Other than that, the Maliki government has gone some way towards compromise with the Kurds on oil export. Whether it has gone all the way, as Maliki appeared to promise in an early-February interview when he said that the KRG oil contracts had been fully approved, simply remains unclear in the current budget. Maliki recently backtracked in a televised press conference and put the taped video on his website, thereby seemingly reverting to the previous agreement between the oil ministry in Baghdad and the Kurdish authorities of paying costs but not profits for the foreign companies. As expected, the key numbers pertaining to this issue are not included in the budget law as such, and even in the annexes – not yet published by parliament – they are unlikely to specify the exact payment that will be given to the foreign companies. But it is interesting that in a leaked version of these numbers that has failed to receive much attention, from the Sumaria news agency on 9 February, a heading of around 2.05 trillion ID was set aside as “contribution to the costs of exporting oil including entitlements under the contracts signed with foreign companies in Arbil”.

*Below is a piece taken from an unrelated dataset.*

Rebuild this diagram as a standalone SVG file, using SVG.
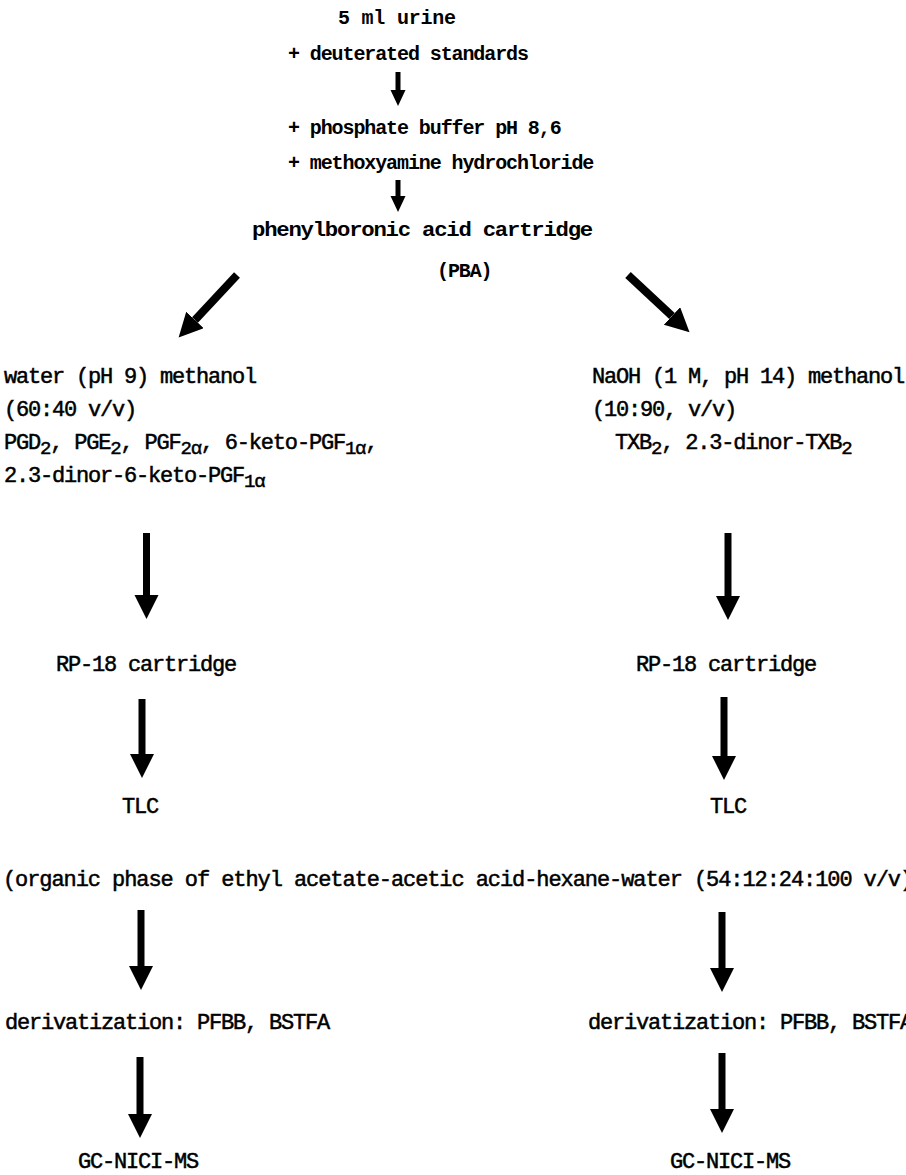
<svg xmlns="http://www.w3.org/2000/svg" width="906" height="1175" viewBox="0 0 906 1175">
<style>
.t{font-family:"Liberation Mono","DejaVu Sans Mono",monospace;font-size:20px;font-weight:bold;letter-spacing:-1.1px;fill:#000}
.b{font-family:"Liberation Mono","DejaVu Sans Mono",monospace;font-size:22px;letter-spacing:-1.2px;fill:#000;stroke:#000;stroke-width:0.5px}
.s{font-size:19px}
.big{stroke:#000;stroke-width:7;fill:none;marker-end:url(#mb)}
.diag{stroke:#000;stroke-width:8;fill:none;marker-end:url(#mb)}
.small{stroke:#000;stroke-width:5;fill:none;marker-end:url(#ms)}
</style>
<defs>
<marker id="mb" markerUnits="userSpaceOnUse" orient="auto" markerWidth="25" markerHeight="25" refX="0" refY="12">
<path d="M0,0 L24,12 L0,24 Z" fill="#000"/>
</marker>
<marker id="ms" markerUnits="userSpaceOnUse" orient="auto" markerWidth="17" markerHeight="16" refX="0" refY="7.5">
<path d="M0,0 L16,7.5 L0,15 Z" fill="#000"/>
</marker>
</defs>
<rect width="906" height="1175" fill="#fff"/>
<g id="connectors">
<line class="small" x1="398" y1="72" x2="398" y2="90"/>
<line class="small" x1="398" y1="180" x2="398" y2="196"/>
<line class="diag" x1="237" y1="275" x2="195" y2="320"/>
<line class="diag" x1="628" y1="275" x2="672" y2="316"/>
<line class="big" x1="146.5" y1="533" x2="146.5" y2="595"/>
<line class="big" x1="728" y1="533" x2="728" y2="596"/>
<line class="big" x1="142" y1="699" x2="142" y2="754"/>
<line class="big" x1="724" y1="697" x2="724" y2="756"/>
<line class="big" x1="141" y1="910" x2="141" y2="966"/>
<line class="big" x1="722" y1="912" x2="722" y2="968"/>
<line class="big" x1="140" y1="1057" x2="140" y2="1114"/>
<line class="big" x1="722" y1="1053" x2="722" y2="1109"/>
</g>
<g id="urine">
<text class="t" x="338" y="24" textLength="117" lengthAdjust="spacing">5 ml urine</text>
<text class="t" x="288" y="60">+ deuterated standards</text>
</g>
<g id="buffer">
<text class="t" x="288" y="134">+ phosphate buffer pH 8,6</text>
<text class="t" x="288" y="169">+ methoxyamine hydrochloride</text>
</g>
<g id="pba">
<text class="t" x="252" y="236" textLength="340" lengthAdjust="spacingAndGlyphs">phenylboronic acid cartridge</text>
<text class="t" x="437" y="277">(PBA)</text>
</g>
<g id="left-eluate">
<text class="b" x="4" y="383">water (pH 9) methanol</text>
<text class="b" x="4" y="416">(60:40 v/v)</text>
<text class="b" x="4" y="449">PGD<tspan class="s" dy="5">2</tspan><tspan dy="-5">, PGE</tspan><tspan class="s" dy="5">2</tspan><tspan dy="-5">, PGF</tspan><tspan class="s" dy="5">2α</tspan><tspan dy="-5">, 6-keto-PGF</tspan><tspan class="s" dy="5">1α</tspan><tspan dy="-5">,</tspan></text>
<text class="b" x="4" y="482">2.3-dinor-6-keto-PGF<tspan class="s" dy="5">1α</tspan></text>
</g>
<g id="right-eluate">
<text class="b" x="592" y="383">NaOH (1 M, pH 14) methanol</text>
<text class="b" x="592" y="416">(10:90, v/v)</text>
<text class="b" x="615" y="449">TXB<tspan class="s" dy="5">2</tspan><tspan dy="-5">, 2.3-dinor-TXB</tspan><tspan class="s" dy="5">2</tspan></text>
</g>
<g id="rp18-left"><text class="b" x="56" y="671">RP-18 cartridge</text></g>
<g id="rp18-right"><text class="b" x="636" y="671">RP-18 cartridge</text></g>
<g id="tlc-left"><text class="b" x="122" y="813">TLC</text></g>
<g id="tlc-right"><text class="b" x="710" y="813">TLC</text></g>
<g id="tlc-solvent"><text class="b" x="3" y="886" textLength="909" lengthAdjust="spacing">(organic phase of ethyl acetate-acetic acid-hexane-water (54:12:24:100 v/v)</text></g>
<g id="deriv-left"><text class="b" x="5" y="1029">derivatization: PFBB, BSTFA</text></g>
<g id="deriv-right"><text class="b" x="588" y="1029">derivatization: PFBB, BSTFA</text></g>
<g id="gc-left"><text class="b" x="78" y="1168">GC-NICI-MS</text></g>
<g id="gc-right"><text class="b" x="670" y="1168">GC-NICI-MS</text></g>
</svg>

المساهمة في كلفة انتاج النفط الخام المصدر بضمنها مستحقات عقود شركات النفط الأجنبية في إقليم اربيل
It is noteworthy that this heading, without the Kurdistan portion, has featured in Iraqi budgets going back at least to 2008, and has increased annually – apparently from 800 billion ID in 2008 via 1.3 trillion ID last year. Thus the increase from last year may well reflect some natural growth in the cost of oil production in other parts of Iraq on top of payment for the Kurdish exports. At any rate, total Iraqi exports are estimated at 800 million barrels for 2011, meaning this allocation of money, the equivalent of USD 1.7 billion, should add up to around 2 dollars per barrel on average, though with Maliki having recently acknowledged a greater per-barrel cost for Kurdistan than the rest of Iraq, and with that leaked budget draft certainly making reference to “contracts”. Additionally, there was also a significant heading of 3.2 trillion ID for unspecified “investment projects of the foreign oil companies”. Again, these numbers relate to a leaked version of the full budget from 10 days ago; today some confusion has been thrown into the mix by a Reuters report to the effect that the budget supposedly includes “$2.05 billion to pay oil firms investment costs” which sounds very similar to the 2.05 trillion ID reported on 9 February except that they applied to Iraq’s total exports. It is impossible to verify this before the annexes to the budget are published; in 2010 some annexes weren’t published at all. (Update: Figures more or less similar to those reported by Sumaria on 9 February have now been confirmed by sources that have seen the final annexes. The “investment projects” are thought to relate to contracts signed by Baghdad for the south and hence the share of the firms operating in Kurdistan is presumably to be taken from the USD 1.7 billion heading for general export costs.)